Victorian Britain: Part Two

Robert Peel


Why in a short course devote a whole session to Prime Minister Sir Robert Peel? If his name is remembered today by the General Public it is for the introduction of a professional Police Force in 1829. Still known as Peelers or Bobbies after him.


Important though this was, not least in enabling Governments to deploy a civilian Force in the event of social and industrial unrest rather than falling back on the military to restore order, it is not what historians remember most about this extraordinary man.
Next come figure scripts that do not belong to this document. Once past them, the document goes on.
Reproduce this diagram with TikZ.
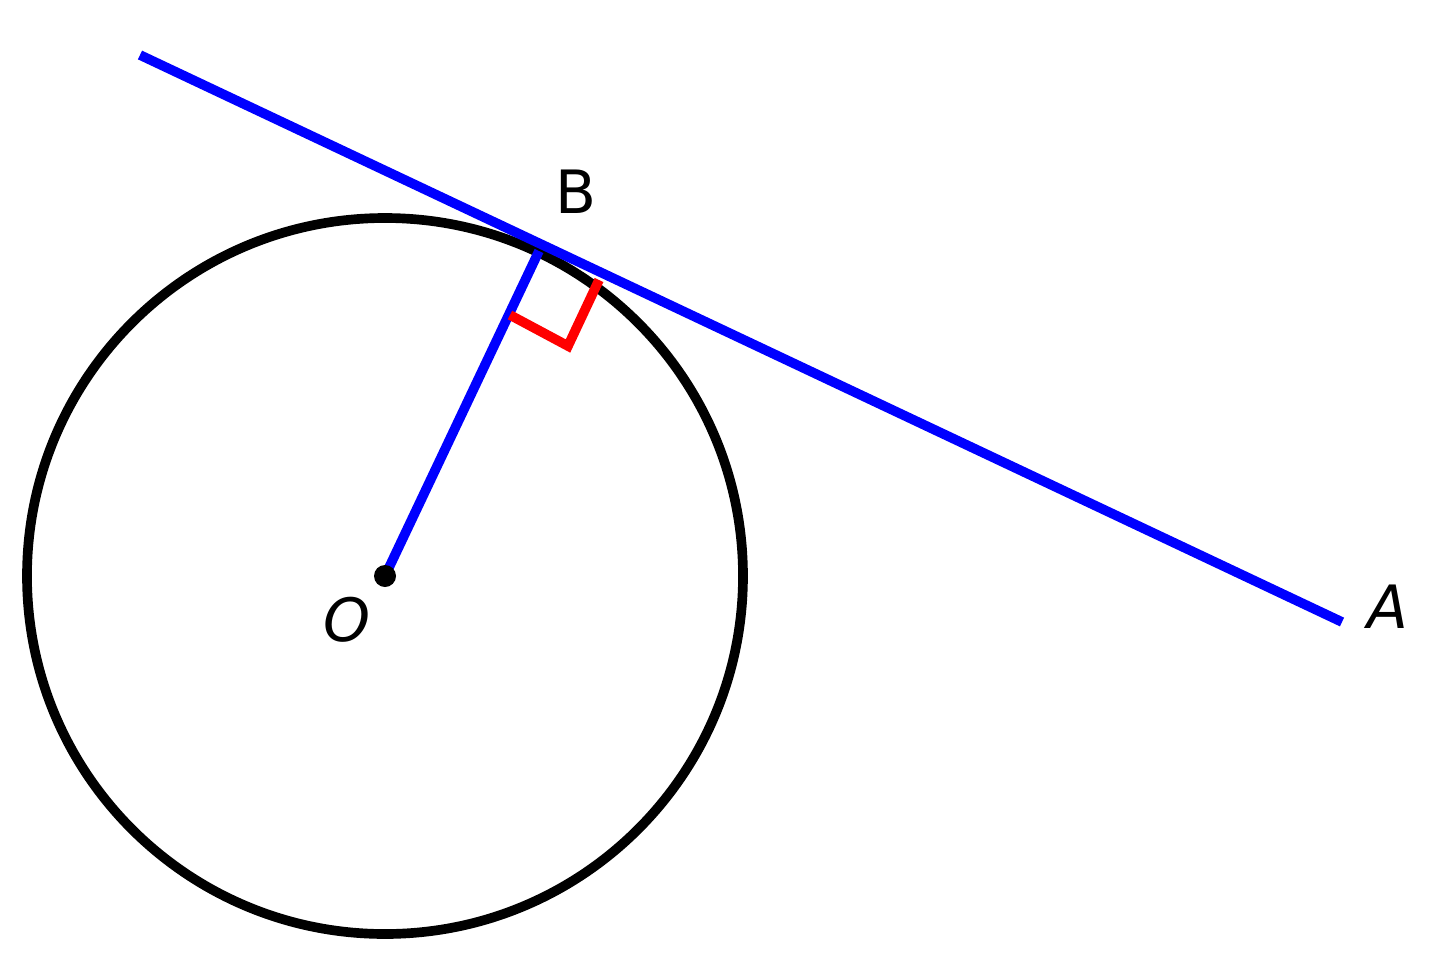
\documentclass[tikz,border=0pt]{standalone}
\usepackage{fontspec}
\setmainfont{DejaVu Sans}
\begin{document}
\begin{tikzpicture}[x=0.02cm,y=-0.02cm,
  lbl/.style={font=\fontsize{34}{34}\selectfont},
  thick7/.style={line width=5.5pt}]
\useasboundingbox (0,0) rectangle (1440,964);
\coordinate (O) at (385,576);
\coordinate (B) at (539,251);
\coordinate (P) at (140,55);
\coordinate (A) at (1342,622);
\draw[thick7,black] (O) circle (358);
\draw[thick7,blue] (O) -- (B);
\draw[thick7,blue] (P) -- (A);
\coordinate (m1) at (510,315);
\coordinate (m2) at (568,346);
\coordinate (m3) at (599,280);
\draw[thick7,red,line join=miter] (m1) -- (m2) -- (m3);
\fill (O) circle (11);
\node[lbl] (lB) at (576,192) {B};
\node[lbl] (lA) at (1388,607) {\itshape A};
\node[lbl] (lO) at (347,620) {\itshape O};
\end{tikzpicture}
\end{document}
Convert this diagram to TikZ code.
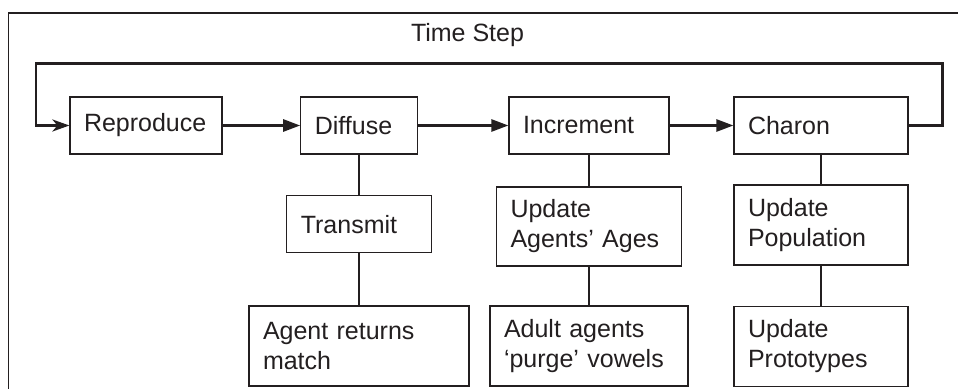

Although sitting as a Tory MP, and subsequently as a Tory PM, he changed the face of British politics forever. Consigned to the history books was the old 18th century division between Tory and Whig and in their place, first of all, arose The Conservative Party to replace the old Tory Party in 1834 (although today the two terms are used interchangeably); and when a group of Peelites, led by then Conservative MP William Gladstone, joined with the old Whig Party to form the new Liberal Party in 1859 the transformation of British politics was complete.


Peel who served twice as PM - in 1834-5, and in 1841-46 - was a Northerner from Lancashire whose family had made their money in the cotton mills around Bury. A very different Tory leader to those who had preceded him. One aspect of his involvement with 'the dark satanic hills' of the North was a commitment to radical social reform. Of his many reforms the greatest was The Repeal of The Corn Laws, which arguably was the one action which staved off revolution in mid 19th century Britain; thus when revolution did break out widely across Europe in the Revolutionary Year of 1848, Britain was spared.


However, it would be misleading to present a wholly rosy picture of the 1840s. It was after all the decade of The Irish Potato Famine, of the political movement of Chartism, and of a rapid expansion in population for which the country's existing food supply was to prove less than adequate.


But Peel still stands out as one of Britain's most successful and radical PMs, and his Premiership was later to lead to the remarkable political contest between Disraeli and Gladstone.